§ **Goal of the exercise**:
Print exactly the lines below between the line containing "Write the Apache ECharts code for this chart." and the line containing "var GRID_TOP = 28, GRID_BOTTOM = 59, H = 429;", counting both of those lines. Leave pictures out.
━━━━━━━━
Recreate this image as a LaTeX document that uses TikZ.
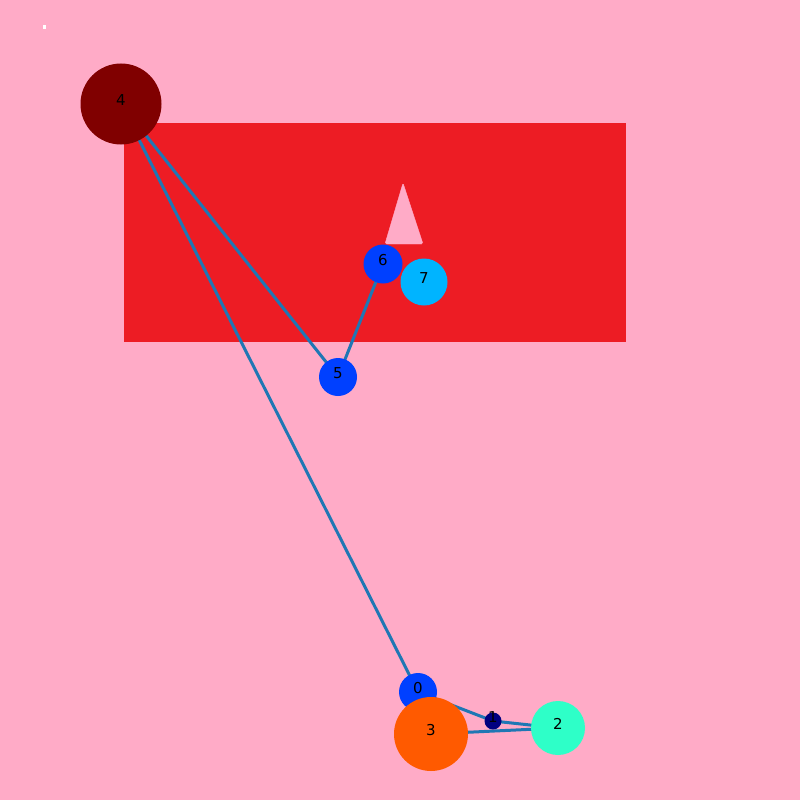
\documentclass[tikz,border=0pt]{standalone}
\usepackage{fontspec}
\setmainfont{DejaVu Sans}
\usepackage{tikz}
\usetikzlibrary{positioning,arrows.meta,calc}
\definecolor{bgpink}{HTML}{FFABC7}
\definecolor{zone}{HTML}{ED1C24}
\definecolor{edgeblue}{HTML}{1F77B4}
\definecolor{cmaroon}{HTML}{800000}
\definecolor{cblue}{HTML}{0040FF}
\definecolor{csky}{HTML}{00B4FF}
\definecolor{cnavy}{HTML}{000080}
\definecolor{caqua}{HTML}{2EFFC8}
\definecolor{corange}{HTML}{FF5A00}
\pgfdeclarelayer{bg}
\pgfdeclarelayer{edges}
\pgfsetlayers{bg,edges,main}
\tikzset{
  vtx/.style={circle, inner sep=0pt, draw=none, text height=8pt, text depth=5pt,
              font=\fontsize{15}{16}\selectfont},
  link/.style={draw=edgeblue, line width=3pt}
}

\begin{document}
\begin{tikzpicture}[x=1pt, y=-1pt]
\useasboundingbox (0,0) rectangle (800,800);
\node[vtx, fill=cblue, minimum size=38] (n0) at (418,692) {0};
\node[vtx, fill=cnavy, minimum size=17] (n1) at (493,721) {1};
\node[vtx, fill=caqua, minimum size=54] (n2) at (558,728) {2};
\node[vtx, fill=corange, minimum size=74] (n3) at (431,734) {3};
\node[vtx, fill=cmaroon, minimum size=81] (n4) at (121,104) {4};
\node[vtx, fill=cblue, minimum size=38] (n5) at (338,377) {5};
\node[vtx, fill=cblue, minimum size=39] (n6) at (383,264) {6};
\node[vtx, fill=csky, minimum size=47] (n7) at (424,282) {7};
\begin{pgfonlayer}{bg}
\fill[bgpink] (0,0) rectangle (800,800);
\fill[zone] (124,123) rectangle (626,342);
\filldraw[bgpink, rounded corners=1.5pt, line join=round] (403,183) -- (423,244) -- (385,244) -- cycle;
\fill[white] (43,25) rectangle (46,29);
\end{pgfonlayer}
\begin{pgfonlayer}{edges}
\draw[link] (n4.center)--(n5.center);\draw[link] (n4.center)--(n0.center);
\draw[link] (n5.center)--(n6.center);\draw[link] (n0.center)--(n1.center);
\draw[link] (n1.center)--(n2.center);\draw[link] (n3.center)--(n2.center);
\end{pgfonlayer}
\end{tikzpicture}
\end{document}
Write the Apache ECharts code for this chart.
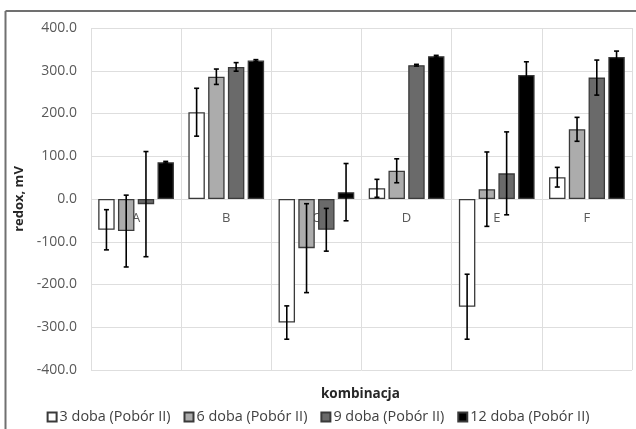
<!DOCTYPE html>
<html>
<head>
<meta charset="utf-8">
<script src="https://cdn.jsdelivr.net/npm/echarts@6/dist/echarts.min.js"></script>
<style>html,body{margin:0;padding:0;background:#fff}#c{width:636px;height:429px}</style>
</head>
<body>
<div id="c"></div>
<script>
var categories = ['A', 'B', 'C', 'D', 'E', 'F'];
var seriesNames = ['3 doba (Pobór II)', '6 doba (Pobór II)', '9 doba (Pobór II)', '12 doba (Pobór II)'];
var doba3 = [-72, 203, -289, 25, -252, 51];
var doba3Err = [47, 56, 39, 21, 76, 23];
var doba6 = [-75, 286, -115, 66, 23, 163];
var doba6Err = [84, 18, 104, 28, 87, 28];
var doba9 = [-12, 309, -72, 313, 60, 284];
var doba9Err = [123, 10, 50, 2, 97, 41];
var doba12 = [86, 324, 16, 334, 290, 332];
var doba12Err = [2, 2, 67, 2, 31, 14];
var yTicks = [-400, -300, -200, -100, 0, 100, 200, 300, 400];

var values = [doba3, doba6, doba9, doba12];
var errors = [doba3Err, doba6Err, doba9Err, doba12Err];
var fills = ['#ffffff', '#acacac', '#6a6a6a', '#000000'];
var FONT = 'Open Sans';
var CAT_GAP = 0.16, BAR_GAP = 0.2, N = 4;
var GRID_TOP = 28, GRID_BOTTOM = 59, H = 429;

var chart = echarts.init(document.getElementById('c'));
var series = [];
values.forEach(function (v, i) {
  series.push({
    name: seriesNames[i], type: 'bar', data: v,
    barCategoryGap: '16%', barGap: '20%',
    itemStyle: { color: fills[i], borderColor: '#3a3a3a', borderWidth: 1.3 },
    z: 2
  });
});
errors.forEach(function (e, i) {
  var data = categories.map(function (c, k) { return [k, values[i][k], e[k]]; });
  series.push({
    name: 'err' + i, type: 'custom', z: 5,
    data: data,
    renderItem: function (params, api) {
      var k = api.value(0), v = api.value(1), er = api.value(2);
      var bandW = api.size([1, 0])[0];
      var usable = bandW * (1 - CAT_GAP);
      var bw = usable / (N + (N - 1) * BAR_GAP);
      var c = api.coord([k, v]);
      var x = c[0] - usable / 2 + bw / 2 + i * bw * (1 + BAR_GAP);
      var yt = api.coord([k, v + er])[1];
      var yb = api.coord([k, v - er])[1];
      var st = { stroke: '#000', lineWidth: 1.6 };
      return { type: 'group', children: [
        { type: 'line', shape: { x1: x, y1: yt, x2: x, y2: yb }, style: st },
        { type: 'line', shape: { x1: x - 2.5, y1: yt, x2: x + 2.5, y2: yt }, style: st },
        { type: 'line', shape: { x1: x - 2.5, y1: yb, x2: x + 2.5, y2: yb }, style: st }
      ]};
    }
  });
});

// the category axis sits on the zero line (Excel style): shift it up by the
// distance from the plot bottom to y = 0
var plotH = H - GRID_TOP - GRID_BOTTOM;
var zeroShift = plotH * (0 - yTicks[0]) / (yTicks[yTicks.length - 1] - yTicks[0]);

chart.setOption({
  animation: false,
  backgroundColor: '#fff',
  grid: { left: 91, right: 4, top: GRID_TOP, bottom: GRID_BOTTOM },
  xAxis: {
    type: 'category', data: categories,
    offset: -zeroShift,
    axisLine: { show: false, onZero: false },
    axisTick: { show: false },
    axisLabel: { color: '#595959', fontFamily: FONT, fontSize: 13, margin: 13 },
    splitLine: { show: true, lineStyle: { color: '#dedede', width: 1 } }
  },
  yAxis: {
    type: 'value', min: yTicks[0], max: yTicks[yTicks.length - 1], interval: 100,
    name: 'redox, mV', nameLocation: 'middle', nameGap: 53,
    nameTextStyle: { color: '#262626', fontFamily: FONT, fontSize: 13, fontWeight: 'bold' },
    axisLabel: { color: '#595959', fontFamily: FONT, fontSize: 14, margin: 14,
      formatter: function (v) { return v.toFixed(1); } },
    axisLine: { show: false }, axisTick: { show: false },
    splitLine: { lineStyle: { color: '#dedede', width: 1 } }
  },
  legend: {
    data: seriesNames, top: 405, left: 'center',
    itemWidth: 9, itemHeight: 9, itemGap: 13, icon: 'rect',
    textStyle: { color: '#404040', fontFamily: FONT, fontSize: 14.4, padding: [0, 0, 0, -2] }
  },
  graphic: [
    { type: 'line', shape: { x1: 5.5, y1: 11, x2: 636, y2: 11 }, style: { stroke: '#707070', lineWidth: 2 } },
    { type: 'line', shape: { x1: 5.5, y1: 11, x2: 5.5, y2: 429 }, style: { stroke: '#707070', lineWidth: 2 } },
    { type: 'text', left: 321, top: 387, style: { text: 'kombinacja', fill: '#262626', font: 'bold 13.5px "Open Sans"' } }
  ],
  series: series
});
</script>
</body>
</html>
━━━━━━━━
§ **Result**:
Write the Apache ECharts code for this chart.
<!DOCTYPE html>
<html>
<head>
<meta charset="utf-8">
<script src="https://cdn.jsdelivr.net/npm/echarts@6/dist/echarts.min.js"></script>
<style>html,body{margin:0;padding:0;background:#fff}#c{width:636px;height:429px}</style>
</head>
<body>
<div id="c"></div>
<script>
var categories = ['A', 'B', 'C', 'D', 'E', 'F'];
var seriesNames = ['3 doba (Pobór II)', '6 doba (Pobór II)', '9 doba (Pobór II)', '12 doba (Pobór II)'];
var doba3 = [-72, 203, -289, 25, -252, 51];
var doba3Err = [47, 56, 39, 21, 76, 23];
var doba6 = [-75, 286, -115, 66, 23, 163];
var doba6Err = [84, 18, 104, 28, 87, 28];
var doba9 = [-12, 309, -72, 313, 60, 284];
var doba9Err = [123, 10, 50, 2, 97, 41];
var doba12 = [86, 324, 16, 334, 290, 332];
var doba12Err = [2, 2, 67, 2, 31, 14];
var yTicks = [-400, -300, -200, -100, 0, 100, 200, 300, 400];

var values = [doba3, doba6, doba9, doba12];
var errors = [doba3Err, doba6Err, doba9Err, doba12Err];
var fills = ['#ffffff', '#acacac', '#6a6a6a', '#000000'];
var FONT = 'Open Sans';
var CAT_GAP = 0.16, BAR_GAP = 0.2, N = 4;
var GRID_TOP = 28, GRID_BOTTOM = 59, H = 429;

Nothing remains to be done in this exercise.